In what is being dubbed as a “second revolution”, Egyptian activists are planning to stage a huge rally on Friday, targeting the military rulers for being slow on implementing the democratic transition process, even as signs of a rift appear in the protest movement.

Protesters are terming the rally, to be held in Cairo’s iconic Tahrir Square, as “second revolution” and a “Friday of Rage”.

The Supreme Council of Armed Forces, who took over the reins of power from the ousted President Hosni Mubarak and is responsible for reforms, are conducting slow trials of former security figures in the Mubarak regime, the activists claimed.

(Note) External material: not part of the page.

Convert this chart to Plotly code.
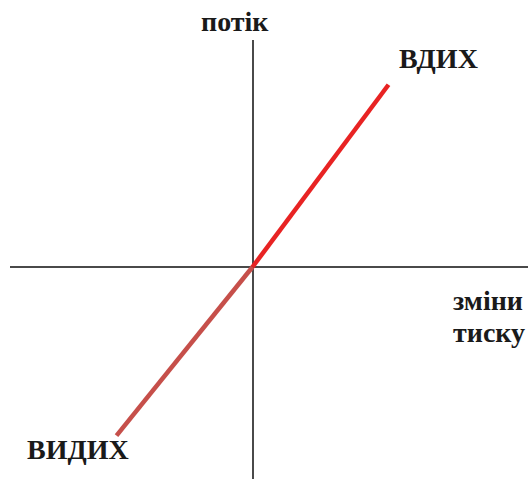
import plotly.graph_objects as go

# data (pressure change vs flow)
inhale_pressure = [0.0, 1.0]
inhale_flow = [0.0, 1.34]
exhale_pressure = [0.0, -1.0]
exhale_flow = [0.0, -1.24]

W, H = 528, 479
OX, OY, S = 252.5, 267.0, 136.0  # pixel origin and scale
x_dom = [10 / W, 1.0]
y_dom = [0.0, 1 - 40 / H]

def px2x(px):
    return (px - OX) / S

def py2y(py):
    return (OY - py) / S

x_range = [px2x(x_dom[0] * W), px2x(W)]
y_range = [py2y(H), py2y(H - y_dom[1] * H)]

fig = go.Figure()
fig.add_trace(go.Scatter(x=exhale_pressure, y=exhale_flow, mode="lines",
                         line=dict(color="#c64f4a", width=4.5), hoverinfo="skip"))
fig.add_trace(go.Scatter(x=inhale_pressure, y=inhale_flow, mode="lines",
                         line=dict(color="#e82323", width=4.5), hoverinfo="skip"))

font = dict(family="Liberation Serif", size=28, color="#1a1a1a")
labels = [
    ("<b>потік</b>", 235, 22),
    ("<b>ВДИХ</b>", 438, 58),
    ("<b>ВИДИХ</b>", 78, 449),
    ("<b>зміни</b>", 488, 300),
    ("<b>тиску</b>", 489, 332),
]
for txt, px, py in labels:
    fig.add_annotation(text=txt, x=px / W, y=1 - py / H, xref="paper", yref="paper",
                       showarrow=False, font=font, xanchor="center", yanchor="middle")

fig.update_xaxes(range=x_range, domain=x_dom, showgrid=False, showticklabels=False,
                 zeroline=True, zerolinecolor="#4a4a4a", zerolinewidth=1.5, showline=False)
fig.update_yaxes(range=y_range, domain=y_dom, showgrid=False, showticklabels=False,
                 zeroline=True, zerolinecolor="#4a4a4a", zerolinewidth=1.5, showline=False)
fig.update_layout(width=W, height=H, margin=dict(l=0, r=0, t=0, b=0),
                  plot_bgcolor="white", paper_bgcolor="white", showlegend=False)
fig.write_html("out.html", config={"displayModeBar": False},
               post_script="document.body.style.margin='0';")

Muslim Brotherhood, one of the most organised political forces in Egypt, and the conservative Salafis, have announced their non-participation in the rally, while the Church and liberals will take part in the protest.

Cancellation of military courts for civilians, putting Mubarak and other corrupt figures on trial for treason, placing a minimum and maximum wage for the public sector and return of police to function under judicial supervision, are some of the demands made by the protesters.

The achievements of the Egyptian revolution in the past three-and-a-half months have not been satisfactory, they said.

During the past week, the Army has been issuing warnings of possible violence during protests.

The Army had earlier said it will act as a spectator protecting critical establishments, while the demonstrations are to be protected by the activists themselves.

Currently under the military leadership, Egypt is in a transitional phase ever since a mass uprising overthrew the three-decade old authoritarian regime of Hosni Mubarak in February.

83-year-old Mubarak and his two sons have been ordered to stand trial in a criminal court for killing protesters during the January mass uprising, which led to his ouster, and allegations of corruption.

Earlier in the month, Egypt’s once feared former interior minister, Habib al-Adly, was sentenced to 12 years in jail for corruption, in the first trial of a minister from the Mubarak regime.